[Start Given records]

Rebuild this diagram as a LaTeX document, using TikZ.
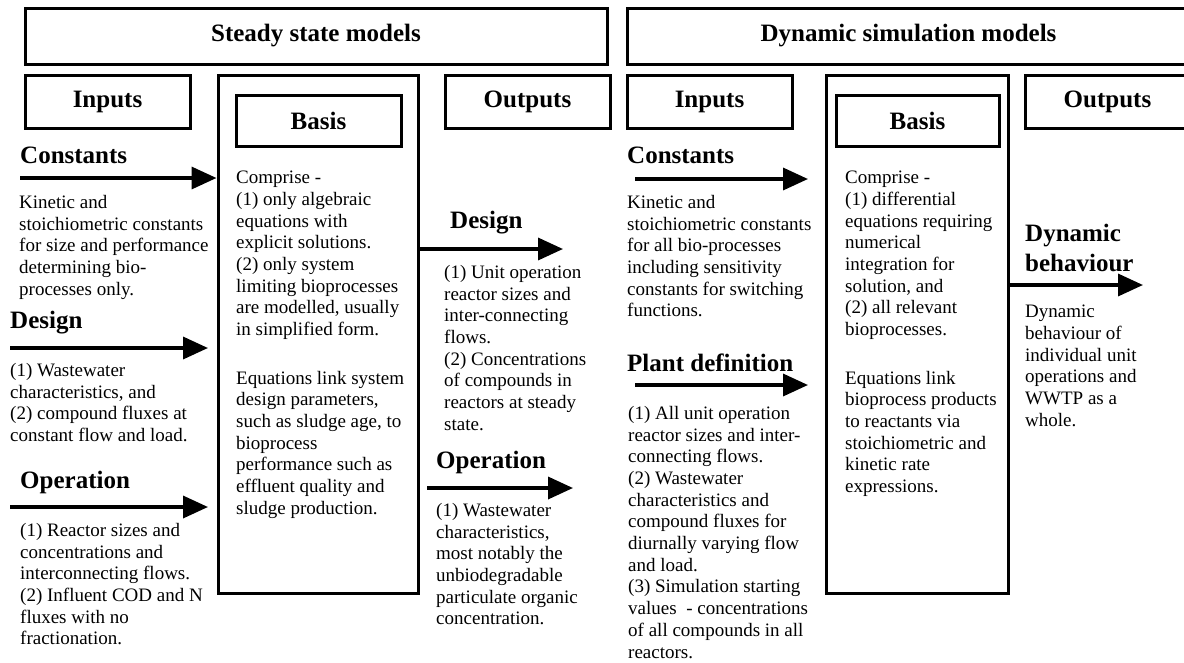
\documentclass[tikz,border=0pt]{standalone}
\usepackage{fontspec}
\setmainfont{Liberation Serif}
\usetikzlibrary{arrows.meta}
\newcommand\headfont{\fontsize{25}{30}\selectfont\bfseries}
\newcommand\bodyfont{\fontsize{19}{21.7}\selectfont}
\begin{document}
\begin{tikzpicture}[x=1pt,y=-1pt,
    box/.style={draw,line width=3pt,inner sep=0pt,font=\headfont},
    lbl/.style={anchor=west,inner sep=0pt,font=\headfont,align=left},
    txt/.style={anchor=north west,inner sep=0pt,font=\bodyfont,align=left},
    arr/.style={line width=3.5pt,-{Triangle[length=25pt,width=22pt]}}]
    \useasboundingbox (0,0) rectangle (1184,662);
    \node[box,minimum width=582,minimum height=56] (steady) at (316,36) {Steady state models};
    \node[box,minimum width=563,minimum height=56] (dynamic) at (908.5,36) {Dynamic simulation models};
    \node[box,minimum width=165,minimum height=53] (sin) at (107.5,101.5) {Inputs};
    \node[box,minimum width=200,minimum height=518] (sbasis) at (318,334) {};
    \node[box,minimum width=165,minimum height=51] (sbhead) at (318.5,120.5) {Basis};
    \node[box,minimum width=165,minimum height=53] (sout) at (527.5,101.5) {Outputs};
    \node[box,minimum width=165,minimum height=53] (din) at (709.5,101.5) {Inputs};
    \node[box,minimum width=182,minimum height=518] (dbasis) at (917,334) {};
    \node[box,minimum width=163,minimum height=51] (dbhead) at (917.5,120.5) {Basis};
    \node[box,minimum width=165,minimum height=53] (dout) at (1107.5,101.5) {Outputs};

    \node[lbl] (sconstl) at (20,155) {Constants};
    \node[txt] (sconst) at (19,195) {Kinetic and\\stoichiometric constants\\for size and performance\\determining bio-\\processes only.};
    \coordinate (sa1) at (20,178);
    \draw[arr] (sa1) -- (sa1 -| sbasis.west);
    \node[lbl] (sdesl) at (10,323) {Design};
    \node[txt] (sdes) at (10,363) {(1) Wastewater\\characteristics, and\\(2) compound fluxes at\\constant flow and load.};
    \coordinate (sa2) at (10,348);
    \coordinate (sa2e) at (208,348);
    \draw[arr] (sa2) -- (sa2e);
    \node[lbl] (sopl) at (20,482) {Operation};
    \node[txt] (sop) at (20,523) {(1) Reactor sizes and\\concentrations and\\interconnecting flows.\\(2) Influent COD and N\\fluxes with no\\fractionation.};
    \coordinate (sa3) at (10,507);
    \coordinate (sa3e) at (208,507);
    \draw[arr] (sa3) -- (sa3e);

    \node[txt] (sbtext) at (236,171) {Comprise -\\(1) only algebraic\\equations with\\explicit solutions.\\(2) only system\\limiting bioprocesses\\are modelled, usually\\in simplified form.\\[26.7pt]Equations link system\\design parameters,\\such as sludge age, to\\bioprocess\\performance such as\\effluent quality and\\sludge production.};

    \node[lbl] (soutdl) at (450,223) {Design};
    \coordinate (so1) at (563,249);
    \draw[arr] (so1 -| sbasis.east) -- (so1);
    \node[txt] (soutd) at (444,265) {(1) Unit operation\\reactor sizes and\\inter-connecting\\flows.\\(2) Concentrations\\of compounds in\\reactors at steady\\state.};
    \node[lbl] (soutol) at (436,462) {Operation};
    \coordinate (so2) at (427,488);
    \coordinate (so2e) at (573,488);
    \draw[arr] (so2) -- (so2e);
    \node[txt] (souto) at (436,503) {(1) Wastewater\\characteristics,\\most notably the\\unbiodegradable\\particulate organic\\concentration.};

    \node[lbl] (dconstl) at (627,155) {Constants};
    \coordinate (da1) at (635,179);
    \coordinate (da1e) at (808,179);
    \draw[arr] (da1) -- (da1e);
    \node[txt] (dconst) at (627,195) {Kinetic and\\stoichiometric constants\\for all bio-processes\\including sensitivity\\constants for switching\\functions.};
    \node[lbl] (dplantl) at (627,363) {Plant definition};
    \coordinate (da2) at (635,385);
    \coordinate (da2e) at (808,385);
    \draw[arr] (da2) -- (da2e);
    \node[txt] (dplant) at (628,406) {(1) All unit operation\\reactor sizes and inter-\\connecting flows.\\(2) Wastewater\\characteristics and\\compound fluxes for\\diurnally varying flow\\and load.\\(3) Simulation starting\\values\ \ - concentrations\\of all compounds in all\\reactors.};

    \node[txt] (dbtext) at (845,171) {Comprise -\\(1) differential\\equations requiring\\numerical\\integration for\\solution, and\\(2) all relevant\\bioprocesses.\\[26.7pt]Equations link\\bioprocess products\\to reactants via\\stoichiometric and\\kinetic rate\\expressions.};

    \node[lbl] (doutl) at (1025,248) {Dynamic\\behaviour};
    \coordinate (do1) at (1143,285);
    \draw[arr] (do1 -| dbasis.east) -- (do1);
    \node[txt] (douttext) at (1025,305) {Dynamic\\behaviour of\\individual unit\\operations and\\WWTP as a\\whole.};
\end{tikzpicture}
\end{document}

[End Given records]
[Start Given records]

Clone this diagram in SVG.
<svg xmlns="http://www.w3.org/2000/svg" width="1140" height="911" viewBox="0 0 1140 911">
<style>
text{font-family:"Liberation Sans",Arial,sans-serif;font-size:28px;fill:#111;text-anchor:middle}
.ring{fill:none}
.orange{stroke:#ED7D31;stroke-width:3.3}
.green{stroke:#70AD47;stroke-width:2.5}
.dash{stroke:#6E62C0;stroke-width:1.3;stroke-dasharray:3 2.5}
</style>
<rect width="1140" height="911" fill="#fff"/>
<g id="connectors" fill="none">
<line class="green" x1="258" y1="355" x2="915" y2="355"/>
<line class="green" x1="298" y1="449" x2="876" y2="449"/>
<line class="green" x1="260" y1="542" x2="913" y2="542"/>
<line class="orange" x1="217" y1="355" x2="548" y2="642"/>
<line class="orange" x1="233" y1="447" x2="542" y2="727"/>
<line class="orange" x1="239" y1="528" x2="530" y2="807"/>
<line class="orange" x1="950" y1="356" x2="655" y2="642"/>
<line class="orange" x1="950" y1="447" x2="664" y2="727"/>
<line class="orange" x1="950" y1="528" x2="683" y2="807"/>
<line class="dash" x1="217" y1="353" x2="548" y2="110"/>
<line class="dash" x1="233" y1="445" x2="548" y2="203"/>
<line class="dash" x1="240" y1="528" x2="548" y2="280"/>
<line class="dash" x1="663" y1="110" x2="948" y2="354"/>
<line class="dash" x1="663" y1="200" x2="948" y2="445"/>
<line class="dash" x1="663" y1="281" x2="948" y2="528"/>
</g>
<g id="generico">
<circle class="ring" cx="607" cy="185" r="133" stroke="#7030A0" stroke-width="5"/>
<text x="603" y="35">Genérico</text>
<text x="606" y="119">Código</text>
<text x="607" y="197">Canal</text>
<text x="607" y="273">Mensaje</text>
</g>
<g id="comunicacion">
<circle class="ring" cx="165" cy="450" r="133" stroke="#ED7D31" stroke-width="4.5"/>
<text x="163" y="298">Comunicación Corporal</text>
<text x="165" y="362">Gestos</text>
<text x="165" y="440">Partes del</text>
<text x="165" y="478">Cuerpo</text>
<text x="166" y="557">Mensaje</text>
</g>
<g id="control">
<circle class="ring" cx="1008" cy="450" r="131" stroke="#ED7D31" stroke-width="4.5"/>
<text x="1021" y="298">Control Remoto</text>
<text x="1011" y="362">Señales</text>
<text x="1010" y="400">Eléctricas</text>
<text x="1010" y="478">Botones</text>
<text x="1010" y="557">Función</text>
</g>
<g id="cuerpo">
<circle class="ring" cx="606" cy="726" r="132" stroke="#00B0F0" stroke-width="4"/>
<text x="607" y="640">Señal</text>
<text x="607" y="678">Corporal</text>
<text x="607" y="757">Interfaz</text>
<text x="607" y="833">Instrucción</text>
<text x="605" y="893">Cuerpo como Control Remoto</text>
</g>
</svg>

[End Given records]
[Start Given records]

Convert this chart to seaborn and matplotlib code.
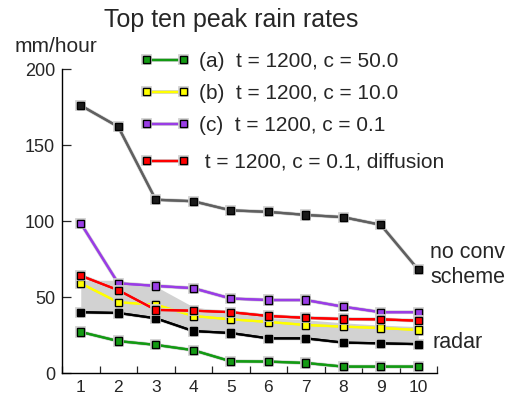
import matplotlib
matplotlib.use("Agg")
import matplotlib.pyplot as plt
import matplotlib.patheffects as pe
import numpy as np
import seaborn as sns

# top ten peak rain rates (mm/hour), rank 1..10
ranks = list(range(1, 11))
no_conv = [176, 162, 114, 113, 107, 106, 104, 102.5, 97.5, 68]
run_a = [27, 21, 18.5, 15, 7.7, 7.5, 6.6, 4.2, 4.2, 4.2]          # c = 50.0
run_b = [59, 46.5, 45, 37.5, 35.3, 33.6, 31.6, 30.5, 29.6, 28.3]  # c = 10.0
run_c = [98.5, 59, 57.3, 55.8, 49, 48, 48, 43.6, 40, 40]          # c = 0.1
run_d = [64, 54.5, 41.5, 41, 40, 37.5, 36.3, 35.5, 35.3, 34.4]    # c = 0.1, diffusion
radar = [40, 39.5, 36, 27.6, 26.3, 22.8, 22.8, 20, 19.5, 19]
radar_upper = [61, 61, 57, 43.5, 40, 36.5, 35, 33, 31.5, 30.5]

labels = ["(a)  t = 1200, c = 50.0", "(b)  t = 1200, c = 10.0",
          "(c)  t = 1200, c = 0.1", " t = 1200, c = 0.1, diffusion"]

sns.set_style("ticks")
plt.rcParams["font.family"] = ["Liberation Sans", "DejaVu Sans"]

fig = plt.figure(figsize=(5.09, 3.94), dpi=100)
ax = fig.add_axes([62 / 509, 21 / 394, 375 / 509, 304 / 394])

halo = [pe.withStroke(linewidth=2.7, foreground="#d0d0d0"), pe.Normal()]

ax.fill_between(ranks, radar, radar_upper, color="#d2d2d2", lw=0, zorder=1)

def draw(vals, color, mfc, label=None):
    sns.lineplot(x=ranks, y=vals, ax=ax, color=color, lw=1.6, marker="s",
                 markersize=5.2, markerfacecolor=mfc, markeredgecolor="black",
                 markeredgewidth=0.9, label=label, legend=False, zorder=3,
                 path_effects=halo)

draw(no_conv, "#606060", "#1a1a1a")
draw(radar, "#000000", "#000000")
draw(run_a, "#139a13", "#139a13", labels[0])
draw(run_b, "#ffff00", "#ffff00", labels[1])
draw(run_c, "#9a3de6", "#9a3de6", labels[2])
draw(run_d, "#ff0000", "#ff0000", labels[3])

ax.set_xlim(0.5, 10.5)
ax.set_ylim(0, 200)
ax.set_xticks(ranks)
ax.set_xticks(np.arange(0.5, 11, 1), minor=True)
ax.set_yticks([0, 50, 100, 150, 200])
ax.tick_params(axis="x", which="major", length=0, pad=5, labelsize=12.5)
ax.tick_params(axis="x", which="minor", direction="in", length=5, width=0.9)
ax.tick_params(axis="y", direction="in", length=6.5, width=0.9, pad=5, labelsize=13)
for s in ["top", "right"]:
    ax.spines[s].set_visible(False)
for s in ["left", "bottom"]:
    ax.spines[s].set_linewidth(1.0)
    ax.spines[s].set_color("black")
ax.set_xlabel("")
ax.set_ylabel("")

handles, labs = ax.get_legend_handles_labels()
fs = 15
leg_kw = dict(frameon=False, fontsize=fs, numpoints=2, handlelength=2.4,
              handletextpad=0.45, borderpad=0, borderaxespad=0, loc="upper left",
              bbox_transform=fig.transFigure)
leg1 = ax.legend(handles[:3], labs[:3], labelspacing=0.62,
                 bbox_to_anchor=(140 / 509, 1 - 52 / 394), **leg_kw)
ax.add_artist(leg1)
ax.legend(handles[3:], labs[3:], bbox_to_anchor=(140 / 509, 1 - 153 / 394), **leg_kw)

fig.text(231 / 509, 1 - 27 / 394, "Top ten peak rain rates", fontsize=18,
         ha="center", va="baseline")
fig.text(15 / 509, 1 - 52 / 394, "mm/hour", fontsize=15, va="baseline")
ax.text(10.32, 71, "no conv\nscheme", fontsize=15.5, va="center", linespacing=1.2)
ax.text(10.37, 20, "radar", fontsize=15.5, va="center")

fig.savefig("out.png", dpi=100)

[End Given records]

Work to complete: Look for "seaborn" and pull out every line that has it.

The response:
Convert this chart to seaborn and matplotlib code.
import seaborn as sns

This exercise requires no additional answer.